Hix had been hoping that Donna, a veteran to Bets’s mostly rookie, would get through. And in the meantime, he made things very clear in every way he could without being an asshole.
That wasn’t working.
And now Bets knew he’d gotten himself some from Greta, which meant others knew as well, which didn’t make him happy.
But her walking into his office first thing on a Monday morning to bring it up in her irritating way made him less so.
All of this pushed him to declare, “Right, Deputy, we need to get this straight.”
He watched her body go still as her focus on him went acute.
“Been tryin’ to make things clear in a way that wouldn’t cause harm,” he shared. “Since you’re not getting that message, I’m afraid I’m gonna need to be more direct.”
“Hix—” she started, beginning to look panicked.
“Right now, I’m Sheriff,” he interrupted her.
Her eyes got wide and he watched her swallow.
He knew why, all of the reasons.
One of them being the fact that he was the sheriff, so he didn’t feel the need to force that down his deputies’ throats. They called him Hix. He called them by their first names. Unless it was an official situation where they needed to communicate they had their shit tight to the citizens they served, that was the way it was. They were a team. He was their leader. They knew that and didn’t need reminders.
Until now.
He kept at her.
“Three things are happening here that make the one thing you want to happen something that is not ever gonna happen.”
He lifted a hand, finger pointed up, and he flicked it out before dropping his hand and continuing.
“One, you’re twenty-seven years old. You’re closer to my son’s age than mine. I’ve lived that part of my life. Had the wife. The kids. The house. Don’t know where my change in circumstances is gonna take me, I just know it’s not gonna take me back there. I’ve done that. What’s next will not be that. Not settin’ up house again to make another family. You got that ahead of you, and if that’s what you want in life, you gotta find a man who’s up to giving it to you.”
“I—”
He spoke over her, lifting his hand again with his fore
and middle fingers pressed together and up, and he flicked it out before dropping it.
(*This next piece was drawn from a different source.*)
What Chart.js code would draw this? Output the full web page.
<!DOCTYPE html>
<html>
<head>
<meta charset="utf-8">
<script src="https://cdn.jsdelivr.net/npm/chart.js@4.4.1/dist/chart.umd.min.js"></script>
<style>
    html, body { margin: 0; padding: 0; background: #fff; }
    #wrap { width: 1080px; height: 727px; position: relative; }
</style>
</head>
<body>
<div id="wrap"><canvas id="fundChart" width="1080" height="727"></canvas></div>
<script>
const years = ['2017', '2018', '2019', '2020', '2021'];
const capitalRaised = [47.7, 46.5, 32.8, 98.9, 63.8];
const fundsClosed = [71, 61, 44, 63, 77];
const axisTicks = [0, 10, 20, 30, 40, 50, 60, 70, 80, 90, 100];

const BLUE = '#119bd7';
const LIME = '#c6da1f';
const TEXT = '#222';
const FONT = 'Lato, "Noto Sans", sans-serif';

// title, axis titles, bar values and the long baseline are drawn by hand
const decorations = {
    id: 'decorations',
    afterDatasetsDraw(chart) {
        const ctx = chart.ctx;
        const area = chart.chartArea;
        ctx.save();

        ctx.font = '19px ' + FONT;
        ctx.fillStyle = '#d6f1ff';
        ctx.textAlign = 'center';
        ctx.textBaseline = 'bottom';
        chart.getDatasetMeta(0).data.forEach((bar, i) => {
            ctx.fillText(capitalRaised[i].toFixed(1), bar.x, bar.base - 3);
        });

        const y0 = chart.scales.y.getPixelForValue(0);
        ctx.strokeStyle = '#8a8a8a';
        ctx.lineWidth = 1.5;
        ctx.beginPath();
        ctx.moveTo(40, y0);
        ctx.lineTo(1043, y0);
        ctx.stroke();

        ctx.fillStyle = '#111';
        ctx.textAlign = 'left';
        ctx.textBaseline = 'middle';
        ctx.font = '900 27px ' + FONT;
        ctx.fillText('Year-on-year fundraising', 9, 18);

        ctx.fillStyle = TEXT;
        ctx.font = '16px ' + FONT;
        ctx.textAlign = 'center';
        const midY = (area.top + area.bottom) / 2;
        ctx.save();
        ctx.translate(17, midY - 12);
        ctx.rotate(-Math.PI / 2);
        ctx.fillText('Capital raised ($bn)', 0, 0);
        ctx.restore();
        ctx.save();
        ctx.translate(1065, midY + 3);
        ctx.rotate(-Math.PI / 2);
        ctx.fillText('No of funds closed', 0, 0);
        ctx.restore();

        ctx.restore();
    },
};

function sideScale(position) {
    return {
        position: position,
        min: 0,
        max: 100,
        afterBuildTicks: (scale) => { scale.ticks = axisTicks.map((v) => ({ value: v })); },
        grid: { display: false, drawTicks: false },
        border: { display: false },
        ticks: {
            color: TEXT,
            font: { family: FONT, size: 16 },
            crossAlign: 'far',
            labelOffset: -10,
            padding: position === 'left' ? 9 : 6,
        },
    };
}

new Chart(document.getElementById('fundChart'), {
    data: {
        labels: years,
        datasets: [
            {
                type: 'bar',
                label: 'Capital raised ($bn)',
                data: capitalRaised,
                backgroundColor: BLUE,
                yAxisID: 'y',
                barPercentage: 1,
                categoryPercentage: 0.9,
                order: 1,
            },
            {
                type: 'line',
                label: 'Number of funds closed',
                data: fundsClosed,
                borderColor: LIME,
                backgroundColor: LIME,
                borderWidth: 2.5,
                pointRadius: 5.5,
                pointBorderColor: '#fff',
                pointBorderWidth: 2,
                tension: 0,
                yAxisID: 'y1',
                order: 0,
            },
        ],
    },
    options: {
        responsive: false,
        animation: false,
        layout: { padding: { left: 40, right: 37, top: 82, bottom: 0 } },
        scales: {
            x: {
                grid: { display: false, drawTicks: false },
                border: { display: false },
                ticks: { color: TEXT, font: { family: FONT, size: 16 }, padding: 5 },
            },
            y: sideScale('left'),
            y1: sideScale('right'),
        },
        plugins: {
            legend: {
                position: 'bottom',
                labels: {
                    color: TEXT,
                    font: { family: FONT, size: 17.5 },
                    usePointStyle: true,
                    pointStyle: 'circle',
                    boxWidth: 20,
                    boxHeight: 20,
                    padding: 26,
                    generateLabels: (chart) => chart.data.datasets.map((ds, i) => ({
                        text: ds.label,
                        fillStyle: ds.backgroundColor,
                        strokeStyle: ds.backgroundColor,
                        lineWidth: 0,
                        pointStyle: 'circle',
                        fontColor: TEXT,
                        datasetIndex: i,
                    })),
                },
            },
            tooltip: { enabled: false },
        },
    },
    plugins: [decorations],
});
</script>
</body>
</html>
“Two, and this is more important, Bets, so listen clear to this. I’m your boss. I’m this county’s sheriff. You’re my deputy. That shit is not gonna happen.”
“If—”
He did the finger thing, indicating three, and again talked right over her.
“Three, mean no offense, none at all, but even if you weren’t my deputy, I wouldn’t go there. As I said, you’re too young. There are men who’re into swimmin’ in a pool they should have vacated a decade before, but that man is not me. Regardless, again, no offense, you just aren’t my type.”
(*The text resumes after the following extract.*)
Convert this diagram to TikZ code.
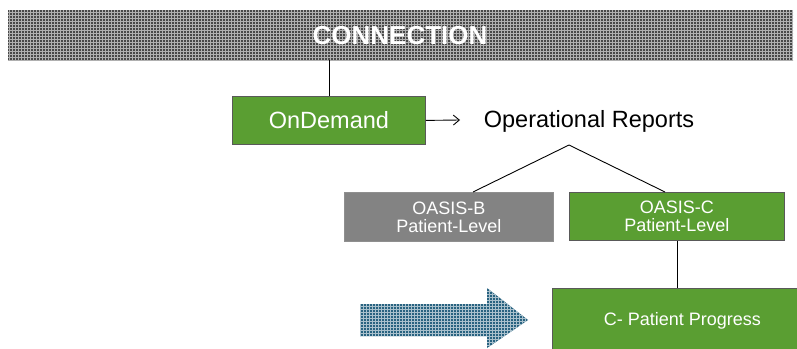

And she was not, even though she was a pretty woman. Dark-blonde hair. Nice brown eyes. Had a perky look that reminded him of an ex-cheerleader.
She was not a perky woman. She could be a badass when the situation warranted, which was something he liked about her. She was diligent and detailed, something else he liked. She did her job, was usually in a good mood and didn’t bring shit into the department, if she ever had any in her life. But he didn’t know if she did because she didn’t bring it in.
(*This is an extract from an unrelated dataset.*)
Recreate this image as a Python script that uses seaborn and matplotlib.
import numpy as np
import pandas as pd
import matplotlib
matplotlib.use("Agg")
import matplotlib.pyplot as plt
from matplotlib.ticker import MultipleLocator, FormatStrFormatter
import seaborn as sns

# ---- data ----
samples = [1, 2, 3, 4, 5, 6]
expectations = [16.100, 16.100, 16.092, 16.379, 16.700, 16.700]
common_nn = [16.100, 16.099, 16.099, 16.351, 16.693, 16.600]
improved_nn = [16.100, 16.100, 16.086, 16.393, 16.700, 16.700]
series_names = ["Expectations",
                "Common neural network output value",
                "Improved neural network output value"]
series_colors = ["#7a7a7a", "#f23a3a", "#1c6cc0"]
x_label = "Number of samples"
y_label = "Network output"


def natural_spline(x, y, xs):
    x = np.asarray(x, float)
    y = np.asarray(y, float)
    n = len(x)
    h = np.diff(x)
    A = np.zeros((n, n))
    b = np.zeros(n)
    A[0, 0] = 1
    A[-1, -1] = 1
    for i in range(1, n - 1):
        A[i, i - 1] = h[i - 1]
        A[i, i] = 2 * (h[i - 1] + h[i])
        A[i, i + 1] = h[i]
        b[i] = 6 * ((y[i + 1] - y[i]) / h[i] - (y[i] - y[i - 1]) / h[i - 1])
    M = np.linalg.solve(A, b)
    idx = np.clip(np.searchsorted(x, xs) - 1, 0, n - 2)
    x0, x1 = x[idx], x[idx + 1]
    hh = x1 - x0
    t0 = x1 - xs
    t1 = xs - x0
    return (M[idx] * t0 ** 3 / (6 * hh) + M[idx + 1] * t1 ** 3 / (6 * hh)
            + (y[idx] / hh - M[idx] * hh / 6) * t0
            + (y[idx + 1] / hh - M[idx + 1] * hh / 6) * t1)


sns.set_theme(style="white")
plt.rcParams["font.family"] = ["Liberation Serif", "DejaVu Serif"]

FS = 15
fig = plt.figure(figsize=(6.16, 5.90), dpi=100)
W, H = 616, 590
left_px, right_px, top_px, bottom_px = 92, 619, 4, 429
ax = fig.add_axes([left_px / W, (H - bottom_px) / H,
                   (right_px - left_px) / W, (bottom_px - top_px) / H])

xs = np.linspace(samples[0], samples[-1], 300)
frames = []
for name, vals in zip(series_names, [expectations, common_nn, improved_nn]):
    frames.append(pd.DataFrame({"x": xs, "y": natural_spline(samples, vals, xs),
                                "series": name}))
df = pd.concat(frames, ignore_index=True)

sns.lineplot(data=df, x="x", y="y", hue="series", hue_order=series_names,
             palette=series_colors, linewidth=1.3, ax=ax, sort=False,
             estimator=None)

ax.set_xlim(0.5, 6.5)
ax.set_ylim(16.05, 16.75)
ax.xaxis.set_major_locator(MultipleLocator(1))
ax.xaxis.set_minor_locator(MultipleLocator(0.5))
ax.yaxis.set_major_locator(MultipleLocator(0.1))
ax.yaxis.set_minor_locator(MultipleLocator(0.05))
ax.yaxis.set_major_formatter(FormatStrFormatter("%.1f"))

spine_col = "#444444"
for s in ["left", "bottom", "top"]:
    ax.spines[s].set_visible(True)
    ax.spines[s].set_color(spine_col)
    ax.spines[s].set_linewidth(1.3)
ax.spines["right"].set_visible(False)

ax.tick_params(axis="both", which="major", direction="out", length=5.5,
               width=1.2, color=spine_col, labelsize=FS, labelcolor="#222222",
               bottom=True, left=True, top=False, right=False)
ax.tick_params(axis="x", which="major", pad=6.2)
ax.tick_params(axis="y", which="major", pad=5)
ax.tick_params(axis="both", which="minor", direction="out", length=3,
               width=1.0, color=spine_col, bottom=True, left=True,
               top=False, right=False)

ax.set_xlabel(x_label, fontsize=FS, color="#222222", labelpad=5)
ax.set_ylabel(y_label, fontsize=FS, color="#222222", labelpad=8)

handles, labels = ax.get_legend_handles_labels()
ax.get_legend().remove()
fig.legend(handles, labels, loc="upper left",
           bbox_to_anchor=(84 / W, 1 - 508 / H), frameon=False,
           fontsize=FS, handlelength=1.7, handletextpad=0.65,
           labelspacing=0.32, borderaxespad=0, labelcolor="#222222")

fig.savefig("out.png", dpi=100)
She could have had the respect of her colleagues, if she wasn’t panting after her boss, this being the only shit she brought into the department.
But she was never perky.
And right then, she was less so when her eyes got squinty and her face got mean.
This didn’t surprise him. She could get that way and it came easy.
Jesus.
Bets.
“So your type is an old, fat, washed-up, part-time lounge singer and most-time hair dresser?” she asked snidely.
Greta, fat?
He nearly busted out laughing.
He didn’t.
He thought about the fact he didn’t know Greta did hair.
Not to mention the fact that Bets had been annoying him.
Now she’d pissed him off.
“What you need to get is the fact that what I’m into is not your concern,” he returned curtly.
She shifted her shoulders in a defensive way, losing the hold she had on his eyes and muttering, “Not sure why you’re sayin’ this shit to me, Sheriff.”